Pertama, soal delimitasi/demarkasi, khususnya kepastian batas secara fisik. Salah satu cara adalah mempelajari kepentingan China di Indonesia, kemudian digunakan sebagai posisi tawar perundingan. Cara ini pernah digunakan terkait perundingan perbatasan dengan Singapura.
Untuk menyelesaikan kasus-kasus perbatasan fokus kebijakan seharusnya hanya pada tiga isu besar.
Kedua, penegakan hukum. Tidak ada cara lain selain peningkatan kemampuan pengawasan kita searah dengan alokasi anggaran yang signifikan mengingat China sangat berniat mengancam kita. Ada indikasi turun naiknya kapal ilegal di Laut Natuna terkait keterbatasan pengawasan dan musim.

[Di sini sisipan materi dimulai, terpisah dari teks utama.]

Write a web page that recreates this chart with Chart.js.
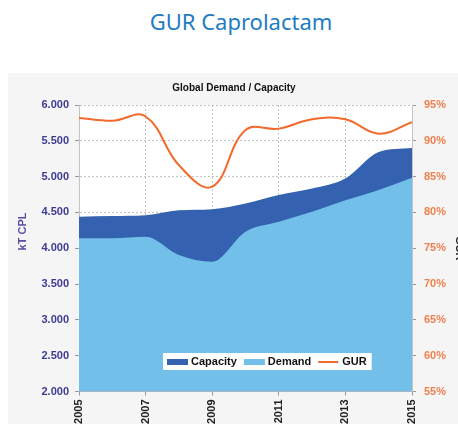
<!DOCTYPE html>
<html>
<head>
<meta charset="utf-8">
<script src="https://cdn.jsdelivr.net/npm/chart.js@4.4.0/dist/chart.umd.min.js"></script>
<style>
  html, body { margin: 0; padding: 0; width: 458px; height: 424px; overflow: hidden; background: #fff; }
  #title { position: absolute; left: 0; top: 6px; width: 482px; text-align: center;
           font-family: "Noto Sans", sans-serif; font-size: 22px; color: #1f7cc2; }
  #panel { position: absolute; left: 8px; top: 73px; width: 460px; height: 360px; background: #f5f5f5; }
  #wrap { position: absolute; left: 0; top: 70px; width: 468px; height: 380px; }
</style>
</head>
<body>
<div id="title">GUR Caprolactam</div>
<div id="panel"></div>
<div id="wrap"><canvas id="chart"></canvas></div>
<script>
const years = [2005, 2006, 2007, 2008, 2009, 2010, 2011, 2012, 2013, 2014, 2015];
const capacity = [4440, 4450, 4460, 4530, 4545, 4625, 4745, 4835, 4975, 5345, 5400];
const demand = [4140, 4140, 4160, 3905, 3810, 4230, 4370, 4510, 4670, 4815, 4985];
const gur = [93.2, 92.8, 93.4, 86.6, 83.6, 91.5, 91.7, 93.0, 93.0, 91.0, 92.6];

const pts = (arr) => years.map((y, i) => ({ x: y, y: arr[i] }));
const tickFont = { family: "Liberation Sans", size: 11, weight: "bold" };

// white plot background
const plotBg = {
  id: "plotBg",
  beforeDraw(chart) {
    const a = chart.chartArea, ctx = chart.ctx;
    ctx.save();
    ctx.fillStyle = "#ffffff";
    ctx.fillRect(a.left, a.top, a.right - a.left, a.bottom - a.top);
    ctx.restore();
  }
};

// legend drawn inside the plot, near the bottom
const innerLegend = {
  id: "innerLegend",
  afterDatasetsDraw(chart) {
    const a = chart.chartArea, ctx = chart.ctx;
    const order = [2, 1, 0];
    const x0 = a.left + 84, y0 = a.bottom - 38.5;
    ctx.save();
    ctx.font = "bold 11px 'Liberation Sans'";
    let w = 6;
    order.forEach(i => { w += 24 + ctx.measureText(chart.data.datasets[i].label).width + 7; });
    ctx.fillStyle = "#ffffff";
    ctx.fillRect(x0, y0, w - 4, 17);
    let x = x0 + 4;
    const cy = y0 + 9;
    order.forEach(i => {
      const ds = chart.data.datasets[i];
      if (!ds.fill) {
        ctx.strokeStyle = ds.borderColor;
        ctx.lineWidth = 2;
        ctx.beginPath(); ctx.moveTo(x, cy); ctx.lineTo(x + 20, cy); ctx.stroke();
      } else {
        ctx.fillStyle = ds.backgroundColor;
        ctx.fillRect(x, cy - 3, 21, 6);
      }
      ctx.fillStyle = "#111";
      ctx.textBaseline = "middle";
      ctx.fillText(ds.label, x + 24, cy);
      x += 24 + ctx.measureText(ds.label).width + 7;
    });
    ctx.restore();
  }
};

new Chart(document.getElementById("chart"), {
  type: "line",
  data: {
    datasets: [
      {
        label: "GUR", data: pts(gur), yAxisID: "y2",
        borderColor: "#f26a2c", borderWidth: 2, fill: false, order: 0,
        pointRadius: 0, tension: 0.4
      },
      {
        label: "Demand", data: pts(demand), yAxisID: "y",
        backgroundColor: "#72bfe9", borderWidth: 0, fill: "origin", order: 1,
        pointRadius: 0, cubicInterpolationMode: "monotone"
      },
      {
        label: "Capacity", data: pts(capacity), yAxisID: "y",
        backgroundColor: "#3462b0", borderWidth: 0, fill: "origin", order: 2,
        pointRadius: 0, cubicInterpolationMode: "monotone"
      }
    ]
  },
  options: {
    responsive: true,
    maintainAspectRatio: false,
    animation: false,
    layout: { padding: 0 },
    plugins: {
      legend: { display: false },
      tooltip: { enabled: false },
      title: {
        display: true, text: "Global Demand / Capacity", color: "#111",
        font: { family: "Liberation Sans", size: 10, weight: "bold" },
        padding: { top: 12, bottom: 11 }
      }
    },
    scales: {
      x: {
        type: "linear", min: 2005, max: 2015,
        ticks: {
          stepSize: 2, color: "#222", font: tickFont, padding: 4,
          minRotation: 90, maxRotation: 90,
          callback: (v) => String(v)
        },
        grid: { color: "#c4c4c4", tickLength: 4, tickBorderDash: [], tickColor: "#999" },
        border: { color: "#c4c4c4", dash: [2, 2] },
        afterFit: (s) => { s.height = 380 - 321.5; }
      },
      y: {
        position: "left", min: 2000, max: 6000,
        ticks: { stepSize: 500, color: "#3c3a96", font: tickFont, padding: 6,
                 callback: (v) => (v / 1000).toFixed(3) },
        grid: { color: "#c4c4c4", tickLength: 4, tickBorderDash: [], tickColor: "#999" },
        border: { color: "#c4c4c4", dash: [2, 2] },
        title: { display: true, text: "           kT CPL", color: "#5a4aa3",
                 font: { family: "Liberation Sans", size: 11, weight: "bold" },
                 padding: { top: 16, bottom: 4 } },
        afterFit: (s) => { s.width = 79; }
      },
      y2: {
        position: "right", min: 55, max: 95,
        ticks: { stepSize: 5, color: "#f0804e", font: tickFont, padding: 8,
                 callback: (v) => v + "%" },
        grid: { drawOnChartArea: false, tickLength: 4, tickColor: "#999" },
        border: { color: "#c4c4c4", dash: [2, 2] },
        title: { display: true, text: "GUR", color: "#222",
                 font: { family: "Liberation Sans", size: 11, weight: "bold" },
                 padding: { top: 2, bottom: 0 } },
        afterFit: (s) => { s.width = 468 - 412; }
      }
    }
  },
  plugins: [plotBg, innerLegend]
});
</script>
</body>
</html>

Ketiga, kesenjangan pembangunan wilayah perbatasan. Akar tingginya kejahatan perbatasan karena sepinya aktivitas kita di wilayah tersebut. Untuk itu, nelayan haruslah ditingkatkan kemampuannya untuk beroperasi di perbatasan di samping menyediakan infrastruktur untuk menumbuhkan industri di kawasan tersebut. Armada dan alat tangkap sekelas China harus diberikan kepada nelayan kita untuk mengusir nelayan China dari perairan Natuna.